**Listing**
——

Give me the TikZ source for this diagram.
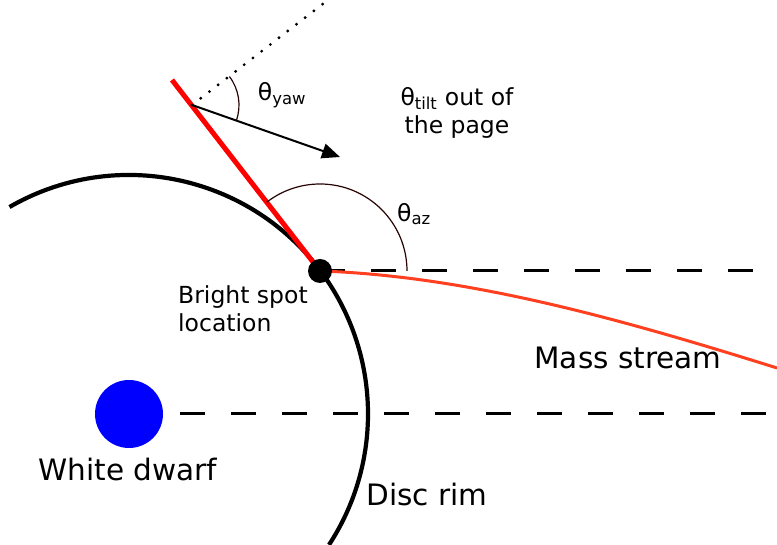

——

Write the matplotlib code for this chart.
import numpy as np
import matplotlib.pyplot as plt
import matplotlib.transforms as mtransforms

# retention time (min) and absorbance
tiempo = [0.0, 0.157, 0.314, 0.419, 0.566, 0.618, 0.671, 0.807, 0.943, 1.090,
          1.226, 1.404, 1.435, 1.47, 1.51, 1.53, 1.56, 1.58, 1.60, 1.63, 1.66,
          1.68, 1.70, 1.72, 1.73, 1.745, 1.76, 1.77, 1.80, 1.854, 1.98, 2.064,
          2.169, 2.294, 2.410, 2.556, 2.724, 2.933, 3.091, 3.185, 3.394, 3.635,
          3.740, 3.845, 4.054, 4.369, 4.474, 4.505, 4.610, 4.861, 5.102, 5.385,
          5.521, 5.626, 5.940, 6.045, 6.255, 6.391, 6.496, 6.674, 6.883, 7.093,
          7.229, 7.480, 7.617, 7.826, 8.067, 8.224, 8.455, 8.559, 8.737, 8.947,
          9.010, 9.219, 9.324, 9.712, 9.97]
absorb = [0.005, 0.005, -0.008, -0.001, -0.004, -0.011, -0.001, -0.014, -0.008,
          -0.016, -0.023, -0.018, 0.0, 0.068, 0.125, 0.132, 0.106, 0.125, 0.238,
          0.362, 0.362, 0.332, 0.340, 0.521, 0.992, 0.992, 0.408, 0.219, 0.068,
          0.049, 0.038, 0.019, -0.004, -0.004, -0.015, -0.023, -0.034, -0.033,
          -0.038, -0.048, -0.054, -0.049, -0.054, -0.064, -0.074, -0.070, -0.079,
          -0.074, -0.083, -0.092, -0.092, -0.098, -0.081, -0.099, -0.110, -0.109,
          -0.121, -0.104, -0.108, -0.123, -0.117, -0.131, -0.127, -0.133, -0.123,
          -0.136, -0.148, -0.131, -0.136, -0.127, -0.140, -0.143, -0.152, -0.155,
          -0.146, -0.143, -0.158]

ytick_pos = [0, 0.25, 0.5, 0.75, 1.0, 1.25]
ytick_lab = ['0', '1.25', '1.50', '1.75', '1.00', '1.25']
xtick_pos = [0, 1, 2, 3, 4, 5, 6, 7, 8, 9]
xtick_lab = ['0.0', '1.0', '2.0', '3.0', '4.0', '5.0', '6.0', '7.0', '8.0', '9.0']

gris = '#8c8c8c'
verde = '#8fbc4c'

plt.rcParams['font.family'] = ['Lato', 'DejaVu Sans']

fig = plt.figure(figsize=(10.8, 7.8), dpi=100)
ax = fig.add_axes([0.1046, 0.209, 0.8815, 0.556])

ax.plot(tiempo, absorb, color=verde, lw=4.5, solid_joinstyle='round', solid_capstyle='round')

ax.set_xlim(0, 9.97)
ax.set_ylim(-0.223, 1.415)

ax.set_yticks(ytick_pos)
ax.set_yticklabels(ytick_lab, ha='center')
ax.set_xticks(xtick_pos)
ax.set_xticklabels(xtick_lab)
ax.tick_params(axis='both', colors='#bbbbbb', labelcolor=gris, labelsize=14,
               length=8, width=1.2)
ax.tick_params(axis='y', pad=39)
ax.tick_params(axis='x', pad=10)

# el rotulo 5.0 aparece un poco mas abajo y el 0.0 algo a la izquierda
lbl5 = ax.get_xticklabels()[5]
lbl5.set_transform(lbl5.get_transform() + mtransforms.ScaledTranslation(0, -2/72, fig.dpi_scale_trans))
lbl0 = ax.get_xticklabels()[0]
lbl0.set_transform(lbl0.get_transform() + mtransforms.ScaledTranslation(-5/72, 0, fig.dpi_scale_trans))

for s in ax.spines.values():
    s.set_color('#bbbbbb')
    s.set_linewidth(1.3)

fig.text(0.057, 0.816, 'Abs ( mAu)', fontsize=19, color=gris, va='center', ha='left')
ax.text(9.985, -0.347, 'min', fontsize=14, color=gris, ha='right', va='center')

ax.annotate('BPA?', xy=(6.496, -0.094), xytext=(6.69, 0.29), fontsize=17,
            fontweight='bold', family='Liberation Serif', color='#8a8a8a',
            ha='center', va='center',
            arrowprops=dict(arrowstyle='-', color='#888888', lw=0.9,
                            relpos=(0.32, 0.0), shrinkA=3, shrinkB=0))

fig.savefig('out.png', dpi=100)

——

**To do**
Start with the line that holds "Write the matplotlib code for this chart." and finish with the line that holds "plt.rcParams['font.family'] = ['Lato', 'DejaVu". Transcribe each line in between exactly, and those two as well.

**Correct output**
Write the matplotlib code for this chart.
import numpy as np
import matplotlib.pyplot as plt
import matplotlib.transforms as mtransforms

# retention time (min) and absorbance
tiempo = [0.0, 0.157, 0.314, 0.419, 0.566, 0.618, 0.671, 0.807, 0.943, 1.090,
          1.226, 1.404, 1.435, 1.47, 1.51, 1.53, 1.56, 1.58, 1.60, 1.63, 1.66,
          1.68, 1.70, 1.72, 1.73, 1.745, 1.76, 1.77, 1.80, 1.854, 1.98, 2.064,
          2.169, 2.294, 2.410, 2.556, 2.724, 2.933, 3.091, 3.185, 3.394, 3.635,
          3.740, 3.845, 4.054, 4.369, 4.474, 4.505, 4.610, 4.861, 5.102, 5.385,
          5.521, 5.626, 5.940, 6.045, 6.255, 6.391, 6.496, 6.674, 6.883, 7.093,
          7.229, 7.480, 7.617, 7.826, 8.067, 8.224, 8.455, 8.559, 8.737, 8.947,
          9.010, 9.219, 9.324, 9.712, 9.97]
absorb = [0.005, 0.005, -0.008, -0.001, -0.004, -0.011, -0.001, -0.014, -0.008,
          -0.016, -0.023, -0.018, 0.0, 0.068, 0.125, 0.132, 0.106, 0.125, 0.238,
          0.362, 0.362, 0.332, 0.340, 0.521, 0.992, 0.992, 0.408, 0.219, 0.068,
          0.049, 0.038, 0.019, -0.004, -0.004, -0.015, -0.023, -0.034, -0.033,
          -0.038, -0.048, -0.054, -0.049, -0.054, -0.064, -0.074, -0.070, -0.079,
          -0.074, -0.083, -0.092, -0.092, -0.098, -0.081, -0.099, -0.110, -0.109,
          -0.121, -0.104, -0.108, -0.123, -0.117, -0.131, -0.127, -0.133, -0.123,
          -0.136, -0.148, -0.131, -0.136, -0.127, -0.140, -0.143, -0.152, -0.155,
          -0.146, -0.143, -0.158]

ytick_pos = [0, 0.25, 0.5, 0.75, 1.0, 1.25]
ytick_lab = ['0', '1.25', '1.50', '1.75', '1.00', '1.25']
xtick_pos = [0, 1, 2, 3, 4, 5, 6, 7, 8, 9]
xtick_lab = ['0.0', '1.0', '2.0', '3.0', '4.0', '5.0', '6.0', '7.0', '8.0', '9.0']

gris = '#8c8c8c'
verde = '#8fbc4c'

plt.rcParams['font.family'] = ['Lato', 'DejaVu Sans']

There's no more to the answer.